» **RECORDED DATA**
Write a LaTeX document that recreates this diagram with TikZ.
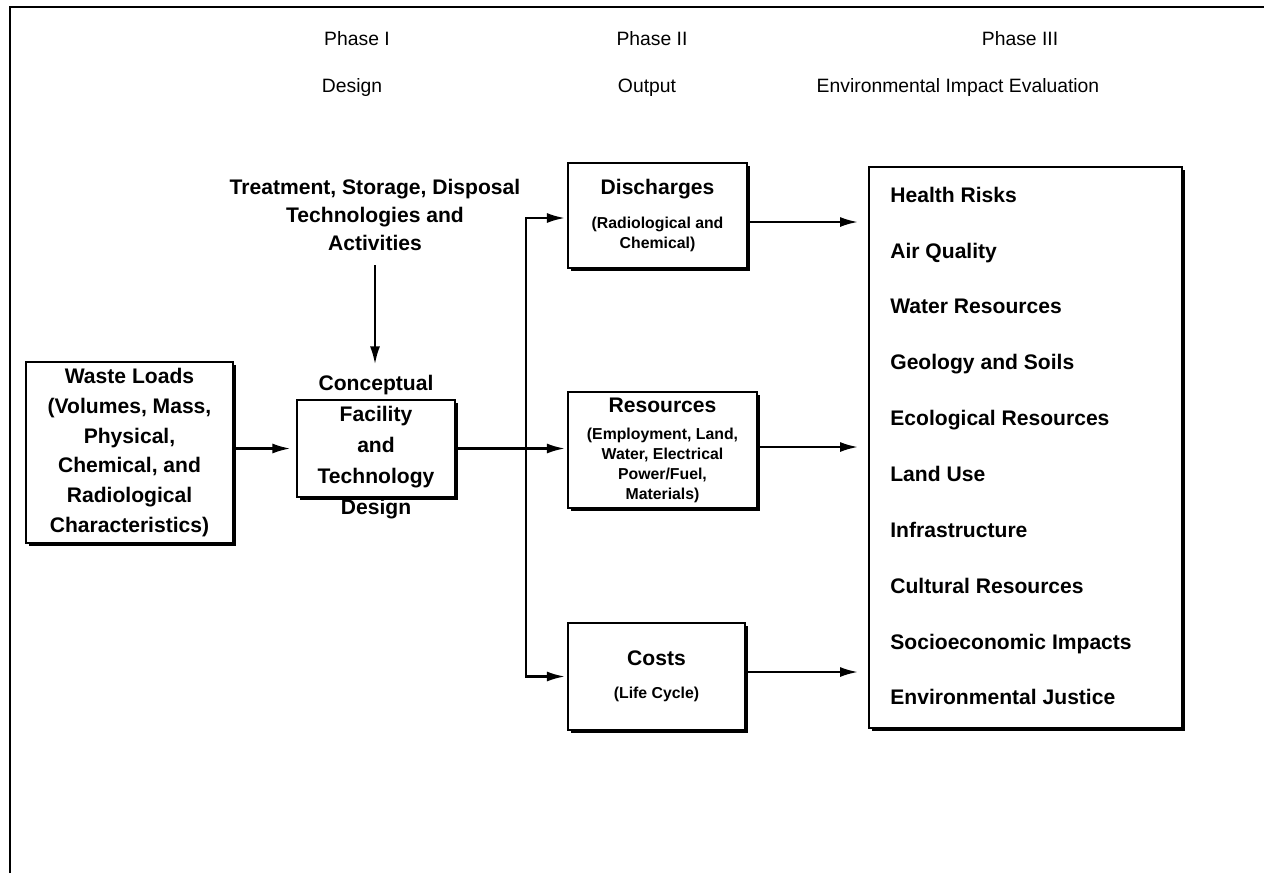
\documentclass[tikz,border=0pt]{standalone}
\usepackage{fontspec}
\setmainfont{Liberation Sans}
\usetikzlibrary{arrows.meta,shadows,calc}
\newcommand{\hdfont}{\fontsize{11}{13}\selectfont}
\newcommand{\subfont}{\fontsize{9}{11.4}\selectfont\bfseries}
\newcommand{\bigfont}{\fontsize{12}{14}\selectfont\bfseries}
\tikzset{
  shbox/.style={draw, line width=1.5pt, fill=white, inner sep=0pt, align=center,
    drop shadow={shadow xshift=1.5pt, shadow yshift=-1.5pt, fill=black, opacity=1}},
  arr/.style={line width=1.3pt, -{Latex[length=3.6mm,width=2mm]}},
  hd/.style={font=\hdfont, inner sep=0pt, anchor=base},
  bx/.style={align=center, inner sep=0pt}
}

\begin{document}
\begin{tikzpicture}[x=0.02cm, y=-0.02cm]
		%%%%% START %%%%%
		\useasboundingbox (0,0) rectangle (1264,873);
		\draw[line width=1.2pt] (10,873) -- (10,7) -- (1264,7);
		
		% phase headings
		\node[hd] (ph1) at (357,45) {Phase I};
		\node[hd] (ph1t) at (352,92) {Design};
		\node[hd] (ph2) at (652,45) {Phase II};
		\node[hd] (ph2t) at (647,92) {Output};
		\node[hd] (ph3) at (1020,45) {Phase III};
		\node[hd] (ph3t) at (958,92) {Environmental Impact Evaluation};
		
		% phase I
		\node[bx, font={\fontsize{12}{16}\selectfont\bfseries}] (tsd) at (375,215)
			{Treatment, Storage, Disposal\\Technologies and\\Activities};
		\node[shbox, minimum width=4.14cm, minimum height=3.62cm,
			font={\fontsize{12}{17}\selectfont\bfseries}] (waste) at (129.5,452.5)
			{Waste Loads\\(Volumes, Mass,\\Physical,\\Chemical, and\\Radiological\\Characteristics)};
		\node[shbox, minimum width=3.16cm, minimum height=1.94cm] (conbox) at (376,448.5) {};
		\node[bx, font={\fontsize{12}{17.6}\selectfont\bfseries}] (contxt) at (376,447)
			{Conceptual\\Facility\\and\\Technology\\Design};
		
		% phase II
		\node[shbox, minimum width=3.58cm, minimum height=2.1cm, font=\subfont] (disbox) at (657.5,215.5)
			{\bigfont Discharges\\[7.5pt]\subfont (Radiological and\\\subfont Chemical)};
		\node[shbox, minimum width=3.78cm, minimum height=2.32cm, font=\subfont] (resbox) at (662.5,450)
			{\bigfont Resources\\[4pt]\subfont (Employment, Land,\\\subfont Water, Electrical\\\subfont Power/Fuel,\\\subfont Materials)};
		\node[shbox, minimum width=3.54cm, minimum height=2.14cm, font=\subfont] (costbox) at (656.5,676.5)
			{\bigfont Costs\\[7.5pt]\subfont (Life Cycle)};
		
		% phase III
		\node[shbox, minimum width=6.26cm, minimum height=11.22cm] (evalbox) at (1025.5,447.5) {};
		\node[anchor=west, align=left, inner sep=0pt, font={\fontsize{12}{31.8}\selectfont\bfseries}] (evaltxt) at (890,446)
			{Health Risks\\Air Quality\\Water Resources\\Geology and Soils\\Ecological Resources\\Land Use\\Infrastructure\\Cultural Resources\\Socioeconomic Impacts\\Environmental Justice};
		
		% arrows
		\draw[arr, shorten <=8pt, shorten >=6pt] (tsd.south) -- (tsd.south |- contxt.north);
		\draw[arr, shorten >=3pt] (waste.east |- conbox) -- (conbox.west);
		\coordinate (fork) at (526,448.5);
		\draw[arr, shorten >=1pt] (conbox.east) -- (conbox.east -| resbox.west);
		\coordinate (disin) at ($(disbox.west)+(0,2.5)$);
		\draw[arr, shorten >=1pt] (fork) |- (disin);
		\draw[arr, shorten >=1pt] (fork) |- (costbox.west);
		\coordinate (disout) at ($(disbox.east)+(0,6.5)$);
		\coordinate (resout) at ($(resbox.east)+(0,-3)$);
		\coordinate (costout) at ($(costbox.east)+(0,-4.5)$);
		\draw[arr, shorten >=5.5pt] (disout) -- (disout -| evalbox.west);
		\draw[arr, shorten >=5.5pt] (resout) -- (resout -| evalbox.west);
		\draw[arr, shorten >=5.5pt] (costout) -- (costout -| evalbox.west);
		
		%%%%% END %%%%%
\end{tikzpicture}
\end{document}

» **GOAL**
Begin at the first line of the data above and repeat each line exactly, stopping after the line containing "(10,7) -- (1264,7);". Omit the pictures.

» **FULL SOLUTION**
Write a LaTeX document that recreates this diagram with TikZ.
\documentclass[tikz,border=0pt]{standalone}
\usepackage{fontspec}
\setmainfont{Liberation Sans}
\usetikzlibrary{arrows.meta,shadows,calc}
\newcommand{\hdfont}{\fontsize{11}{13}\selectfont}
\newcommand{\subfont}{\fontsize{9}{11.4}\selectfont\bfseries}
\newcommand{\bigfont}{\fontsize{12}{14}\selectfont\bfseries}
\tikzset{
  shbox/.style={draw, line width=1.5pt, fill=white, inner sep=0pt, align=center,
    drop shadow={shadow xshift=1.5pt, shadow yshift=-1.5pt, fill=black, opacity=1}},
  arr/.style={line width=1.3pt, -{Latex[length=3.6mm,width=2mm]}},
  hd/.style={font=\hdfont, inner sep=0pt, anchor=base},
  bx/.style={align=center, inner sep=0pt}
}

\begin{document}
\begin{tikzpicture}[x=0.02cm, y=-0.02cm]
		%%%%% START %%%%%
		\useasboundingbox (0,0) rectangle (1264,873);
		\draw[line width=1.2pt] (10,873) -- (10,7) -- (1264,7);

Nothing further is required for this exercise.